EXERCISE INSTRUCTIONS:
Starting at the first line of the data, print each line verbatim up to and including the line bearing "0.05, 0.02, 0.005, 0, 0]", omitting pictures.

DATA FOR THE TASK:
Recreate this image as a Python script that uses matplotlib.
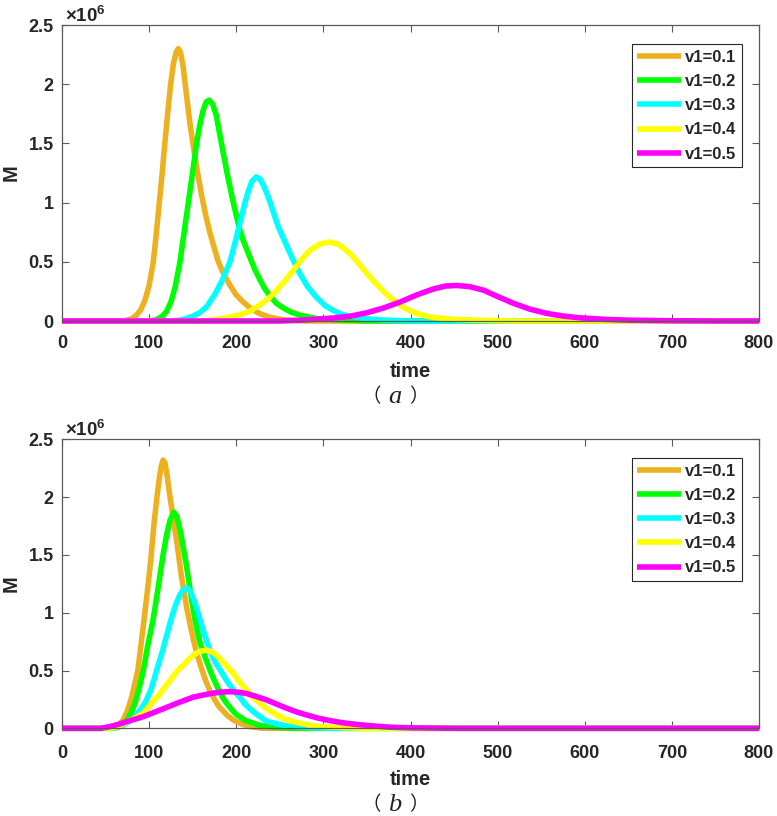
import matplotlib

matplotlib.use("Agg")
import matplotlib.pyplot as plt

# values of M are in units of 1e6
LABELS = ["v1=0.1", "v1=0.2", "v1=0.3", "v1=0.4", "v1=0.5"]
COLORS = ["#EDB120", "#00FF00", "#00FFFF", "#FFFF00", "#FF00FF"]

# --- panel (a) ---------------------------------------------------------------
t_a1 = [0, 70, 75, 80, 85, 90, 95, 100, 104.8, 108, 111.7, 115, 118, 121.5, 124.7, 128,
        131, 133.5, 136, 139, 143, 147, 150.7, 155, 160, 165, 170, 175, 179.4, 186, 193, 200,
        208, 216, 226, 239, 255, 280, 800]
m_a1 = [0, 0, 0.008, 0.02, 0.045, 0.09, 0.17, 0.3, 0.5, 0.72, 1.0, 1.25, 1.5, 1.77, 2.0, 2.18,
        2.27, 2.30, 2.27, 2.15, 1.9, 1.66, 1.48, 1.28, 1.07, 0.89, 0.74, 0.61, 0.5, 0.39, 0.3,
        0.22, 0.16, 0.11, 0.065, 0.03, 0.01, 0, 0]

t_a2 = [0, 100, 108, 115, 120, 125, 130, 135.4, 140, 145, 150, 154.5, 158, 162, 165.5, 169,
        173, 177, 183, 190, 196.6, 203, 208, 215, 221, 227, 233, 239, 246, 254, 263, 273,
        292, 330, 360, 800]
m_a2 = [0, 0, 0.01, 0.04, 0.08, 0.16, 0.29, 0.5, 0.74, 1.0, 1.26, 1.5, 1.65, 1.78, 1.85, 1.865,
        1.83, 1.74, 1.5, 1.23, 1.0, 0.8, 0.68, 0.55, 0.44, 0.35, 0.27, 0.21, 0.15, 0.11, 0.075,
        0.05, 0.02, 0.005, 0, 0]

t_a3 = [0, 130, 140, 150, 158, 166, 175, 183, 192.8, 200, 206, 210, 214, 218, 223, 227, 231,
        235, 239, 248, 254, 260, 265, 273, 282, 292, 302, 311, 320, 330, 350, 369, 400, 800]
m_a3 = [0, 0, 0.015, 0.04, 0.07, 0.12, 0.22, 0.33, 0.5, 0.7, 0.88, 1.0, 1.1, 1.18, 1.217, 1.2,
        1.15, 1.08, 1.0, 0.8, 0.7, 0.6, 0.52, 0.4, 0.29, 0.2, 0.13, 0.09, 0.06, 0.04, 0.018,
        0.008, 0, 0]

t_a4 = [0, 160, 175, 190, 203, 215, 227, 237, 246.5, 256, 265.6, 275, 285, 296, 307.7, 318,
        330.6, 340, 350, 360, 369, 378, 388, 397, 407, 416, 426, 453, 484, 520, 800]
m_a4 = [0, 0, 0.01, 0.03, 0.05, 0.08, 0.135, 0.19, 0.26, 0.34, 0.43, 0.52, 0.6, 0.65, 0.668,
        0.645, 0.57, 0.49, 0.4, 0.32, 0.25, 0.19, 0.135, 0.095, 0.065, 0.045, 0.03, 0.012,
        0.005, 0, 0]

t_a5 = [0, 250, 270, 292, 311, 330.6, 350, 369, 388, 407, 426, 440, 453, 468, 484, 499, 518,
        537, 556, 575, 594, 620, 650, 700, 750, 800]
m_a5 = [0, 0, 0.005, 0.015, 0.025, 0.04, 0.07, 0.11, 0.16, 0.22, 0.27, 0.295, 0.30, 0.29,
        0.26, 0.21, 0.15, 0.10, 0.065, 0.042, 0.027, 0.015, 0.007, 0.002, 0, 0]

# --- panel (b) ---------------------------------------------------------------
t_b1 = [0, 55, 60, 65, 70, 75, 80, 84, 87, 90, 94, 97, 100, 103, 106, 109, 112, 114, 116, 118,
        120, 124, 128, 132, 137, 143, 147, 151, 155, 160, 165, 170, 175, 180, 190, 197, 207,
        216, 230, 800]
m_b1 = [0, 0, 0.01, 0.03, 0.07, 0.15, 0.27, 0.4, 0.5, 0.68, 0.93, 1.12, 1.32, 1.55, 1.8, 2.0,
        2.18, 2.27, 2.32, 2.3, 2.22, 2.0, 1.8, 1.6, 1.32, 1.05, 0.9, 0.76, 0.64, 0.52, 0.41,
        0.32, 0.25, 0.19, 0.11, 0.07, 0.035, 0.015, 0, 0]

t_b2 = [0, 58, 65, 70, 74.2, 79, 83.8, 88, 93.4, 98, 104.5, 108, 112, 116, 120, 124, 128.5,
        132, 136, 140, 143, 148, 152.7, 158, 164, 170, 175, 180, 185, 189, 195, 200, 210, 227,
        245, 265, 800]
m_b2 = [0, 0, 0.01, 0.03, 0.07, 0.13, 0.216, 0.33, 0.5, 0.7, 0.937, 1.1, 1.3, 1.5, 1.67, 1.8,
        1.87, 1.83, 1.7, 1.53, 1.4, 1.15, 0.937, 0.75, 0.62, 0.5, 0.41, 0.33, 0.26, 0.216,
        0.16, 0.12, 0.07, 0.025, 0.008, 0, 0]

t_b3 = [0, 60, 70, 80, 88, 95, 102, 108.6, 115, 120, 125, 130, 135, 139, 143, 147, 151, 155,
        158.4, 164, 170, 176, 182, 190, 200, 204, 210, 220, 235, 258, 288, 310, 800]
m_b3 = [0, 0, 0.025, 0.07, 0.14, 0.216, 0.33, 0.5, 0.66, 0.8, 0.937, 1.06, 1.15, 1.2, 1.215,
        1.19, 1.12, 1.03, 0.937, 0.8, 0.67, 0.57, 0.5, 0.4, 0.3, 0.27, 0.21, 0.14, 0.06, 0.02,
        0.005, 0, 0]

t_b4 = [0, 55, 65, 74, 93, 112.5, 131.7, 150.7, 158, 166, 174, 181, 189, 196.7, 204, 212, 220,
        227, 237, 246.5, 256, 265.6, 288, 323, 350, 800]
m_b4 = [0, 0, 0.015, 0.05, 0.13, 0.3, 0.49, 0.634, 0.665, 0.677, 0.655, 0.605, 0.54, 0.476,
        0.4, 0.33, 0.265, 0.216, 0.16, 0.115, 0.08, 0.057, 0.02, 0.005, 0, 0]

t_b5 = [0, 45, 55, 65, 74, 93, 112.5, 131.7, 150.7, 170, 182, 193, 203, 212, 223, 235, 246,
        258, 270, 281, 293, 304, 316, 327, 340, 350, 375, 400, 450, 800]
m_b5 = [0, 0, 0.015, 0.035, 0.057, 0.1, 0.158, 0.216, 0.27, 0.3, 0.313, 0.317, 0.312, 0.3,
        0.275, 0.245, 0.21, 0.173, 0.14, 0.115, 0.09, 0.072, 0.055, 0.043, 0.032, 0.025, 0.01,
        0.004, 0, 0]

X_TICKS = [0, 100, 200, 300, 400, 500, 600, 700, 800]
Y_TICKS = [0, 0.5, 1, 1.5, 2, 2.5]
Y_TICKLABELS = ["0", "0.5", "1", "1.5", "2", "2.5"]

plt.rcParams.update({
    "font.family": "Liberation Sans",
    "font.weight": "bold",
    "mathtext.fontset": "custom",
    "mathtext.rm": "Liberation Sans:bold",
    "mathtext.it": "Liberation Sans:bold",
    "mathtext.bf": "Liberation Sans:bold",
})

W, H = 777, 816
fig = plt.figure(figsize=(W / 100, H / 100), dpi=100)
fig.patch.set_facecolor("white")

AX_DARK = "#262626"
CJK = "Noto Sans CJK SC"


def draw_panel(rect, series, xpad, xlabel_y, letter, caption_y, ylabel_x):
    left, top, right, bottom = rect
    ax = fig.add_axes([left / W, (H - bottom) / H, (right - left) / W, (bottom - top) / H])
    for (t, m), c, lab in zip(series, COLORS, LABELS):
        ax.plot(t, m, color=c, lw=4.0, label=lab, clip_on=False,
                solid_capstyle="butt", solid_joinstyle="round")
    ax.set_xlim(0, 800)
    ax.set_ylim(0, 2.5)
    ax.set_xticks(X_TICKS)
    ax.set_yticks(Y_TICKS)
    ax.set_yticklabels(Y_TICKLABELS)
    for s in ax.spines.values():
        s.set_color("#5a5a5a")
        s.set_linewidth(0.9)
    ax.tick_params(direction="in", length=5, width=0.8, color="#5a5a5a",
                   top=True, right=True, labelsize=13, labelcolor=AX_DARK)
    ax.tick_params(axis="x", pad=xpad)
    ax.tick_params(axis="y", pad=6)
    for lbl in ax.get_xticklabels() + ax.get_yticklabels():
        lbl.set_fontweight("bold")

    ax.set_xlabel("time", fontsize=14.5, fontweight="bold", color=AX_DARK)
    ax.xaxis.set_label_coords(0.5, xlabel_y)
    ax.set_ylabel("M", fontsize=14.5, fontweight="bold", color=AX_DARK)
    ax.yaxis.set_label_coords(ylabel_x, 0.5)

    ax.annotate("×10$^{6}$", xy=(0, 1), xycoords="axes fraction", xytext=(2.2, 2.2),
                textcoords="offset points", ha="left", va="baseline",
                fontsize=13.5, fontweight="bold", color=AX_DARK)

    leg = ax.legend(loc="upper right", bbox_to_anchor=(1 - 17 / 697, 1 - 19 / 296),
                    borderaxespad=0, handlelength=2.6, handletextpad=0.25,
                    labelspacing=0.55, borderpad=0.35, fancybox=False, framealpha=1,
                    edgecolor=AX_DARK, prop={"weight": "bold", "size": 12})
    leg.get_frame().set_linewidth(0.8)
    for txt in leg.get_texts():
        txt.set_color(AX_DARK)

    # caption: full-width brackets around an italic letter
    yc = 1 - caption_y / H
    fig.text(381 / W, yc, "（", ha="right", va="center", fontsize=14,
             fontweight="normal", family=CJK, color="#222222")
    fig.text(394.5 / W, yc, letter, ha="center", va="center", fontsize=19,
             style="italic", fontweight="normal", family="Liberation Serif", color="#222222")
    fig.text(409 / W, yc, "）", ha="left", va="center", fontsize=14,
             fontweight="normal", family=CJK, color="#222222")
    return ax


draw_panel((62, 25, 759, 321),
           [(t_a1, m_a1), (t_a2, m_a2), (t_a3, m_a3), (t_a4, m_a4), (t_a5, m_a5)],
           xpad=10, xlabel_y=-0.1385, letter="a", caption_y=397, ylabel_x=-0.0588)
draw_panel((62, 439.3, 759, 728.3),
           [(t_b1, m_b1), (t_b2, m_b2), (t_b3, m_b3), (t_b4, m_b4), (t_b5, m_b5)],
           xpad=12, xlabel_y=-0.145, letter="b", caption_y=805, ylabel_x=-0.0588)

fig.savefig("out.png", dpi=100)
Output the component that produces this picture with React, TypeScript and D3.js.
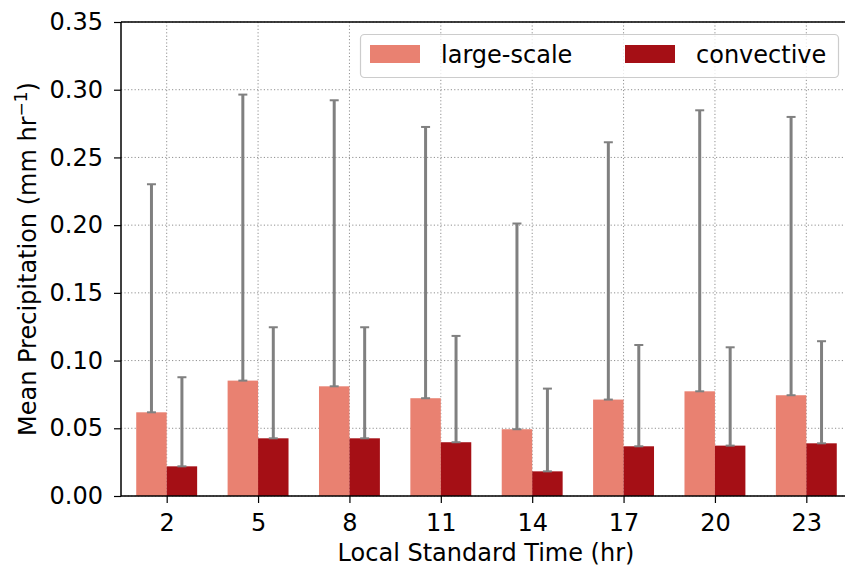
import { useEffect, useRef } from "react";
import * as d3 from "d3";

const hours = ["2", "5", "8", "11", "14", "17", "20", "23"];
const largeScale = [0.0618, 0.0852, 0.081, 0.0722, 0.0493, 0.0712, 0.0773, 0.0744];
const largeScaleUpper = [0.2302, 0.2964, 0.2922, 0.2725, 0.2012, 0.2612, 0.2848, 0.2799];
const convective = [0.0219, 0.0426, 0.0426, 0.0397, 0.0182, 0.0367, 0.0372, 0.0389];
const convectiveUpper = [0.0877, 0.1246, 0.1246, 0.1182, 0.0793, 0.1115, 0.1098, 0.1143];
const yTicks = [0, 0.05, 0.1, 0.15, 0.2, 0.25, 0.3, 0.35];

const LARGE_COLOR = "#e98171";
const CONV_COLOR = "#a50f15";
const ERR_COLOR = "#808080";
const FONT = "DejaVu Sans, sans-serif";
const FS = 24;

export default function App() {
  const svgRef = useRef<SVGSVGElement>(null);

  useEffect(() => {
    if (!svgRef.current) return;
    const width = 845;
    const height = 569;
    const left = 121;
    const top = 22;
    const bottom = 496;
    const right = 852;

    const svg = d3.select(svgRef.current);
    svg.selectAll("*").remove();
    svg.attr("width", width).attr("height", height).attr("font-family", FONT);

    const x = d3.scaleLinear().domain([-0.5, 7.5]).range([left, right]);
    const y = d3.scaleLinear().domain([0, 0.35]).range([bottom, top]);
    const bw = x(1 / 3) - x(0);

    // Grid
    const grid = svg.append("g").attr("stroke", "#909090").attr("stroke-width", 1).attr("stroke-dasharray", "1.2,2.2");
    yTicks.forEach((t) => {
      grid.append("line").attr("x1", left).attr("x2", right).attr("y1", y(t)).attr("y2", y(t));
    });
    hours.forEach((_, i) => {
      grid.append("line").attr("x1", x(i)).attr("x2", x(i)).attr("y1", top).attr("y2", bottom);
    });

    // Bars
    const series = [
      { vals: largeScale, upper: largeScaleUpper, color: LARGE_COLOR, off: -1 / 6 },
      { vals: convective, upper: convectiveUpper, color: CONV_COLOR, off: 1 / 6 },
    ];
    series.forEach((s) => {
      svg
        .append("g")
        .selectAll("rect")
        .data(s.vals)
        .enter()
        .append("rect")
        .attr("x", (_, i) => x(i + s.off) - bw / 2)
        .attr("width", bw)
        .attr("y", (d) => y(d))
        .attr("height", (d) => y(0) - y(d))
        .attr("fill", s.color);
    });

    // Error bars (upper only)
    series.forEach((s) => {
      const g = svg.append("g").attr("stroke", ERR_COLOR);
      s.vals.forEach((v, i) => {
        const cx = x(i + s.off);
        g.append("line").attr("x1", cx).attr("x2", cx).attr("y1", y(v)).attr("y2", y(s.upper[i])).attr("stroke-width", 3);
        [v, s.upper[i]].forEach((cv) => {
          g.append("line").attr("x1", cx - 4.5).attr("x2", cx + 4.5).attr("y1", y(cv)).attr("y2", y(cv)).attr("stroke-width", 2);
        });
      });
    });

    // Axes
    const yAxis = svg
      .append("g")
      .attr("transform", `translate(${left},0)`)
      .call(d3.axisLeft(y).tickValues(yTicks).tickSize(7).tickPadding(11).tickFormat(d3.format(".2f")));
    yAxis.select(".domain").remove();
    yAxis.selectAll(".tick line").attr("stroke", "#000").attr("stroke-width", 1.2);
    yAxis.selectAll("text").attr("font-size", FS).attr("font-family", FONT).attr("fill", "#000");

    const xAxis = svg
      .append("g")
      .attr("transform", `translate(0,${bottom})`)
      .call(
        d3
          .axisBottom(x)
          .tickValues(d3.range(hours.length))
          .tickSize(7)
          .tickPadding(11)
          .tickFormat((d) => hours[d as number])
      );
    xAxis.select(".domain").remove();
    xAxis.selectAll(".tick line").attr("stroke", "#000").attr("stroke-width", 1.2);
    xAxis.selectAll("text").attr("font-size", FS).attr("font-family", FONT).attr("fill", "#000");

    // Spines
    const spines = svg.append("g").attr("stroke", "#000").attr("stroke-width", 1.5);
    spines.append("line").attr("x1", left).attr("x2", left).attr("y1", top).attr("y2", bottom);
    spines.append("line").attr("x1", left).attr("x2", right).attr("y1", bottom).attr("y2", bottom);
    spines.append("line").attr("x1", left).attr("x2", right).attr("y1", top).attr("y2", top);
    spines.append("line").attr("x1", right).attr("x2", right).attr("y1", top).attr("y2", bottom);

    // Axis labels
    svg
      .append("text")
      .attr("x", 486)
      .attr("y", 561)
      .attr("text-anchor", "middle")
      .attr("font-size", FS)
      .text("Local Standard Time (hr)");

    const yl = svg
      .append("text")
      .attr("transform", `translate(36,${(top + bottom) / 2}) rotate(-90)`)
      .attr("text-anchor", "middle")
      .attr("font-size", FS);
    yl.append("tspan").text("Mean Precipitation (mm hr");
    yl.append("tspan").attr("font-size", 17).attr("dy", -9).text("−1");
    yl.append("tspan").attr("dy", 9).text(")");

    // Legend
    const lg = svg.append("g");
    lg.append("rect")
      .attr("x", 360.5)
      .attr("y", 34.5)
      .attr("width", 478)
      .attr("height", 43)
      .attr("rx", 4)
      .attr("fill", "rgba(255,255,255,0.8)")
      .attr("stroke", "#cccccc")
      .attr("stroke-width", 1.2);
    const items = [
      { label: "large-scale", color: LARGE_COLOR, px: 370, tx: 441 },
      { label: "convective", color: CONV_COLOR, px: 625, tx: 696 },
    ];
    items.forEach((it) => {
      lg.append("rect").attr("x", it.px).attr("y", 45).attr("width", 50).attr("height", 18).attr("fill", it.color);
      lg.append("text").attr("x", it.tx).attr("y", 63).attr("font-size", FS).text(it.label);
    });
  }, []);

  return <svg ref={svgRef} style={{ position: "absolute", left: 0, top: 0, background: "#fff" }} />;
}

ANSWER TO THE EXERCISE:
Recreate this image as a Python script that uses matplotlib.
import matplotlib

matplotlib.use("Agg")
import matplotlib.pyplot as plt

# values of M are in units of 1e6
LABELS = ["v1=0.1", "v1=0.2", "v1=0.3", "v1=0.4", "v1=0.5"]
COLORS = ["#EDB120", "#00FF00", "#00FFFF", "#FFFF00", "#FF00FF"]

# --- panel (a) ---------------------------------------------------------------
t_a1 = [0, 70, 75, 80, 85, 90, 95, 100, 104.8, 108, 111.7, 115, 118, 121.5, 124.7, 128,
        131, 133.5, 136, 139, 143, 147, 150.7, 155, 160, 165, 170, 175, 179.4, 186, 193, 200,
        208, 216, 226, 239, 255, 280, 800]
m_a1 = [0, 0, 0.008, 0.02, 0.045, 0.09, 0.17, 0.3, 0.5, 0.72, 1.0, 1.25, 1.5, 1.77, 2.0, 2.18,
        2.27, 2.30, 2.27, 2.15, 1.9, 1.66, 1.48, 1.28, 1.07, 0.89, 0.74, 0.61, 0.5, 0.39, 0.3,
        0.22, 0.16, 0.11, 0.065, 0.03, 0.01, 0, 0]

t_a2 = [0, 100, 108, 115, 120, 125, 130, 135.4, 140, 145, 150, 154.5, 158, 162, 165.5, 169,
        173, 177, 183, 190, 196.6, 203, 208, 215, 221, 227, 233, 239, 246, 254, 263, 273,
        292, 330, 360, 800]
m_a2 = [0, 0, 0.01, 0.04, 0.08, 0.16, 0.29, 0.5, 0.74, 1.0, 1.26, 1.5, 1.65, 1.78, 1.85, 1.865,
        1.83, 1.74, 1.5, 1.23, 1.0, 0.8, 0.68, 0.55, 0.44, 0.35, 0.27, 0.21, 0.15, 0.11, 0.075,
        0.05, 0.02, 0.005, 0, 0]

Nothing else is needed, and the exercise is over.